(Code that draws figures)
========================================================================
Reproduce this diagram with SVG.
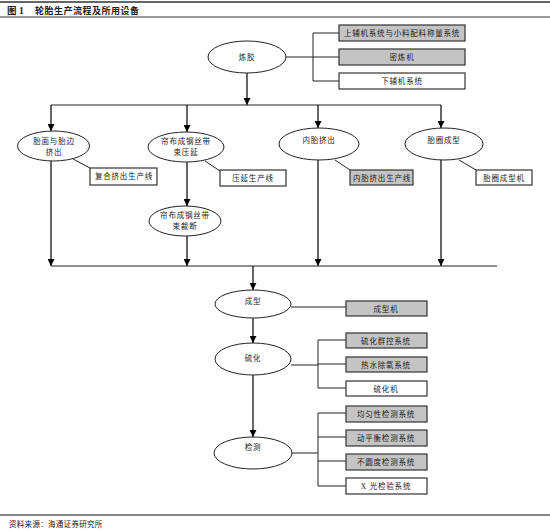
<svg xmlns="http://www.w3.org/2000/svg" width="550" height="531" viewBox="0 0 550 531">
<defs>
<marker id="ah" viewBox="0 0 8 8" refX="8" refY="4" markerWidth="7" markerHeight="7" markerUnits="userSpaceOnUse" orient="auto">
<path d="M0,0 L8,4 L0,8 z" fill="#000"/>
</marker>
<style>
text{font-family:"Liberation Serif","Noto Sans CJK SC",serif;fill:#222}
.t{font-size:7.5px;letter-spacing:0.8px;text-anchor:middle}
.e{fill:#fff;stroke:#222;stroke-width:1}
.bw{fill:#fff;stroke:#333;stroke-width:1.2}
.bg{fill:#c4c4c4;stroke:#333;stroke-width:1.2}
.l{stroke:#222;stroke-width:1;fill:none}
.a{stroke:#000;stroke-width:1.2;fill:none;marker-end:url(#ah)}
</style>
</defs>
<rect width="550" height="531" fill="#fff"/>
<line x1="0" y1="2" x2="550" y2="2" stroke="#333" stroke-width="1.5"/>
<text x="7" y="14" style="font-size:9.5px;font-weight:bold">图 1</text>
<text x="35" y="14" style="font-size:9px;font-weight:bold;letter-spacing:0.5px">轮胎生产流程及所用设备</text>
<line x1="0" y1="17" x2="550" y2="17" stroke="#333" stroke-width="1"/>
<line x1="0" y1="515" x2="550" y2="515" stroke="#888" stroke-width="2"/>
<text x="9" y="527" style="font-size:7.5px;letter-spacing:0.3px">资料来源：海通证券研究所</text>

<g id="connectors">
<path class="a" d="M247,73 V105"/>
<path class="l" d="M51,105 H441"/>
<path class="a" d="M51,105 V131"/>
<path class="a" d="M187,105 V132"/>
<path class="a" d="M318,105 V128"/>
<path class="a" d="M441,105 V128"/>
<path class="a" d="M51,161 V266"/>
<path class="a" d="M187,162 V206"/>
<path class="a" d="M187,236 V266"/>
<path class="a" d="M318,160 V266"/>
<path class="a" d="M441,160 V266"/>
<path class="l" d="M51,266 H497"/>
<path class="a" d="M253,266 V290"/>
<path class="a" d="M253,317 V343"/>
<path class="a" d="M253,375 V437"/>
<path class="l" d="M73,159 L90,168"/>
<path class="l" d="M205,161 L220,171"/>
<path class="l" d="M335,160 L350,170"/>
<path class="l" d="M459,160 L476,170"/>
<path class="l" d="M286,57 H313 M313,33 V81 M313,33 H339 M313,57 H339 M313,81 H339"/>
<path class="l" d="M291,307 H346"/>
<path class="l" d="M291,365 H318 M318,340 V388 M318,340 H346 M318,364 H346 M318,388 H346"/>
<path class="l" d="M292,453 H318 M318,413 V486 M318,413 H346 M318,437 H346 M318,461 H346 M318,486 H346"/>
</g>

<g id="n-lianjiao"><ellipse class="e" cx="247" cy="57" rx="39" ry="16"/><text class="t" x="247" y="60">炼胶</text></g>
<g id="b-shangfu"><rect class="bg" x="339" y="25" width="126" height="16"/><text class="t" x="402" y="36">上辅机系统与小料配料称量系统</text></g>
<g id="b-milian"><rect class="bg" x="339" y="49" width="126" height="16"/><text class="t" x="402" y="60">密炼机</text></g>
<g id="b-xiafu"><rect class="bw" x="339" y="73" width="126" height="16"/><text class="t" x="402" y="84">下辅机系统</text></g>

<g id="n-taimian"><ellipse class="e" cx="53.5" cy="146" rx="36" ry="15"/><text class="t" x="54" y="144">胎面与胎边</text><text class="t" x="54" y="155">挤出</text></g>
<g id="b-fuhe"><rect class="bw" x="90" y="168" width="67" height="17"/><text class="t" x="124" y="179">复合挤出生产线</text></g>

<g id="n-lianbu"><ellipse class="e" cx="186" cy="147" rx="38" ry="15"/><text class="t" x="186" y="144">帘布成钢丝带</text><text class="t" x="186" y="155">束压延</text></g>
<g id="b-yayan"><rect class="bw" x="220" y="170" width="66" height="16"/><text class="t" x="253" y="181">压延生产线</text></g>

<g id="n-caiduan"><ellipse class="e" cx="185" cy="221" rx="36" ry="15"/><text class="t" x="185" y="218">帘布成钢丝带</text><text class="t" x="185" y="229">束裁断</text></g>

<g id="n-neitai"><ellipse class="e" cx="319" cy="144" rx="40" ry="16"/><text class="t" x="319" y="143">内胎挤出</text></g>
<g id="b-neitai"><rect class="bg" x="350" y="170" width="63" height="15"/><text class="t" x="382" y="181">内胎挤出生产线</text></g>

<g id="n-taiquan"><ellipse class="e" cx="444" cy="144" rx="39" ry="16"/><text class="t" x="444" y="143">胎圈成型</text></g>
<g id="b-taiquan"><rect class="bw" x="476" y="170" width="56" height="15"/><text class="t" x="504" y="181">胎圈成型机</text></g>

<g id="n-chengxing"><ellipse class="e" cx="253" cy="304" rx="38" ry="14"/><text class="t" x="253" y="304">成型</text></g>
<g id="b-chengxing"><rect class="bg" x="346" y="301" width="81" height="15"/><text class="t" x="386" y="312">成型机</text></g>

<g id="n-liuhua"><ellipse class="e" cx="253" cy="359" rx="38" ry="16"/><text class="t" x="253" y="361">硫化</text></g>
<g id="b-qunkong"><rect class="bg" x="346" y="333" width="81" height="15"/><text class="t" x="386" y="344">硫化群控系统</text></g>
<g id="b-reshui"><rect class="bg" x="346" y="357" width="81" height="15"/><text class="t" x="386" y="368">热水除氧系统</text></g>
<g id="b-liuhuaji"><rect class="bw" x="346" y="381" width="81" height="15"/><text class="t" x="386" y="392">硫化机</text></g>

<g id="n-jiance"><ellipse class="e" cx="253" cy="453" rx="39" ry="16"/><text class="t" x="253" y="450">检测</text></g>
<g id="b-junyun"><rect class="bg" x="346" y="406" width="81" height="16"/><text class="t" x="386" y="417">均匀性检测系统</text></g>
<g id="b-dongping"><rect class="bg" x="346" y="430" width="81" height="16"/><text class="t" x="386" y="441">动平衡检测系统</text></g>
<g id="b-buyuan"><rect class="bg" x="346" y="454" width="81" height="16"/><text class="t" x="386" y="465">不圆度检测系统</text></g>
<g id="b-xguang"><rect class="bw" x="346" y="478" width="81" height="16"/><text class="t" x="386" y="489">X 光检验系统</text></g>
</svg>
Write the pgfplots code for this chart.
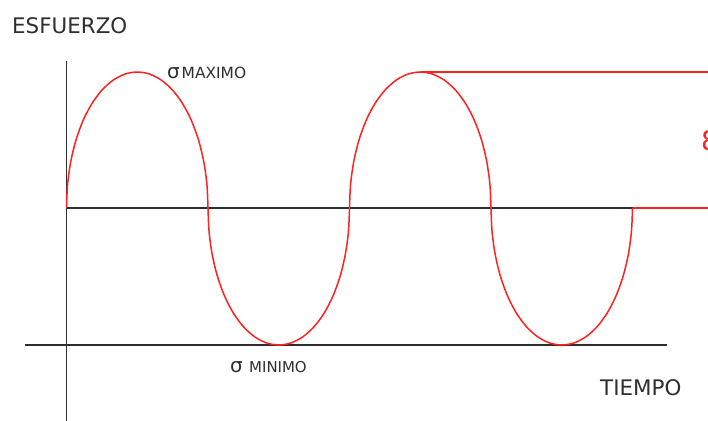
========================================================================
▸ **To be done**
Every record must be copied exactly, with the pictures left out.

▸ **Full solution**
Reproduce this diagram with SVG.
<svg xmlns="http://www.w3.org/2000/svg" width="550" height="531" viewBox="0 0 550 531">
<defs>
<marker id="ah" viewBox="0 0 8 8" refX="8" refY="4" markerWidth="7" markerHeight="7" markerUnits="userSpaceOnUse" orient="auto">
<path d="M0,0 L8,4 L0,8 z" fill="#000"/>
</marker>
<style>
text{font-family:"Liberation Serif","Noto Sans CJK SC",serif;fill:#222}
.t{font-size:7.5px;letter-spacing:0.8px;text-anchor:middle}
.e{fill:#fff;stroke:#222;stroke-width:1}
.bw{fill:#fff;stroke:#333;stroke-width:1.2}
.bg{fill:#c4c4c4;stroke:#333;stroke-width:1.2}
.l{stroke:#222;stroke-width:1;fill:none}
.a{stroke:#000;stroke-width:1.2;fill:none;marker-end:url(#ah)}
</style>
</defs>
<rect width="550" height="531" fill="#fff"/>
<line x1="0" y1="2" x2="550" y2="2" stroke="#333" stroke-width="1.5"/>
<text x="7" y="14" style="font-size:9.5px;font-weight:bold">图 1</text>
<text x="35" y="14" style="font-size:9px;font-weight:bold;letter-spacing:0.5px">轮胎生产流程及所用设备</text>
<line x1="0" y1="17" x2="550" y2="17" stroke="#333" stroke-width="1"/>
<line x1="0" y1="515" x2="550" y2="515" stroke="#888" stroke-width="2"/>
<text x="9" y="527" style="font-size:7.5px;letter-spacing:0.3px">资料来源：海通证券研究所</text>

<g id="connectors">
<path class="a" d="M247,73 V105"/>
<path class="l" d="M51,105 H441"/>
<path class="a" d="M51,105 V131"/>
<path class="a" d="M187,105 V132"/>
<path class="a" d="M318,105 V128"/>
<path class="a" d="M441,105 V128"/>
<path class="a" d="M51,161 V266"/>
<path class="a" d="M187,162 V206"/>
<path class="a" d="M187,236 V266"/>
<path class="a" d="M318,160 V266"/>
<path class="a" d="M441,160 V266"/>
<path class="l" d="M51,266 H497"/>
<path class="a" d="M253,266 V290"/>
<path class="a" d="M253,317 V343"/>
<path class="a" d="M253,375 V437"/>
<path class="l" d="M73,159 L90,168"/>
<path class="l" d="M205,161 L220,171"/>
<path class="l" d="M335,160 L350,170"/>
<path class="l" d="M459,160 L476,170"/>
<path class="l" d="M286,57 H313 M313,33 V81 M313,33 H339 M313,57 H339 M313,81 H339"/>
<path class="l" d="M291,307 H346"/>
<path class="l" d="M291,365 H318 M318,340 V388 M318,340 H346 M318,364 H346 M318,388 H346"/>
<path class="l" d="M292,453 H318 M318,413 V486 M318,413 H346 M318,437 H346 M318,461 H346 M318,486 H346"/>
</g>

<g id="n-lianjiao"><ellipse class="e" cx="247" cy="57" rx="39" ry="16"/><text class="t" x="247" y="60">炼胶</text></g>
<g id="b-shangfu"><rect class="bg" x="339" y="25" width="126" height="16"/><text class="t" x="402" y="36">上辅机系统与小料配料称量系统</text></g>
<g id="b-milian"><rect class="bg" x="339" y="49" width="126" height="16"/><text class="t" x="402" y="60">密炼机</text></g>
<g id="b-xiafu"><rect class="bw" x="339" y="73" width="126" height="16"/><text class="t" x="402" y="84">下辅机系统</text></g>

<g id="n-taimian"><ellipse class="e" cx="53.5" cy="146" rx="36" ry="15"/><text class="t" x="54" y="144">胎面与胎边</text><text class="t" x="54" y="155">挤出</text></g>
<g id="b-fuhe"><rect class="bw" x="90" y="168" width="67" height="17"/><text class="t" x="124" y="179">复合挤出生产线</text></g>

<g id="n-lianbu"><ellipse class="e" cx="186" cy="147" rx="38" ry="15"/><text class="t" x="186" y="144">帘布成钢丝带</text><text class="t" x="186" y="155">束压延</text></g>
<g id="b-yayan"><rect class="bw" x="220" y="170" width="66" height="16"/><text class="t" x="253" y="181">压延生产线</text></g>

<g id="n-caiduan"><ellipse class="e" cx="185" cy="221" rx="36" ry="15"/><text class="t" x="185" y="218">帘布成钢丝带</text><text class="t" x="185" y="229">束裁断</text></g>

<g id="n-neitai"><ellipse class="e" cx="319" cy="144" rx="40" ry="16"/><text class="t" x="319" y="143">内胎挤出</text></g>
<g id="b-neitai"><rect class="bg" x="350" y="170" width="63" height="15"/><text class="t" x="382" y="181">内胎挤出生产线</text></g>

<g id="n-taiquan"><ellipse class="e" cx="444" cy="144" rx="39" ry="16"/><text class="t" x="444" y="143">胎圈成型</text></g>
<g id="b-taiquan"><rect class="bw" x="476" y="170" width="56" height="15"/><text class="t" x="504" y="181">胎圈成型机</text></g>

<g id="n-chengxing"><ellipse class="e" cx="253" cy="304" rx="38" ry="14"/><text class="t" x="253" y="304">成型</text></g>
<g id="b-chengxing"><rect class="bg" x="346" y="301" width="81" height="15"/><text class="t" x="386" y="312">成型机</text></g>

<g id="n-liuhua"><ellipse class="e" cx="253" cy="359" rx="38" ry="16"/><text class="t" x="253" y="361">硫化</text></g>
<g id="b-qunkong"><rect class="bg" x="346" y="333" width="81" height="15"/><text class="t" x="386" y="344">硫化群控系统</text></g>
<g id="b-reshui"><rect class="bg" x="346" y="357" width="81" height="15"/><text class="t" x="386" y="368">热水除氧系统</text></g>
<g id="b-liuhuaji"><rect class="bw" x="346" y="381" width="81" height="15"/><text class="t" x="386" y="392">硫化机</text></g>

<g id="n-jiance"><ellipse class="e" cx="253" cy="453" rx="39" ry="16"/><text class="t" x="253" y="450">检测</text></g>
<g id="b-junyun"><rect class="bg" x="346" y="406" width="81" height="16"/><text class="t" x="386" y="417">均匀性检测系统</text></g>
<g id="b-dongping"><rect class="bg" x="346" y="430" width="81" height="16"/><text class="t" x="386" y="441">动平衡检测系统</text></g>
<g id="b-buyuan"><rect class="bg" x="346" y="454" width="81" height="16"/><text class="t" x="386" y="465">不圆度检测系统</text></g>
<g id="b-xguang"><rect class="bw" x="346" y="478" width="81" height="16"/><text class="t" x="386" y="489">X 光检验系统</text></g>
</svg>
Write the pgfplots code for this chart.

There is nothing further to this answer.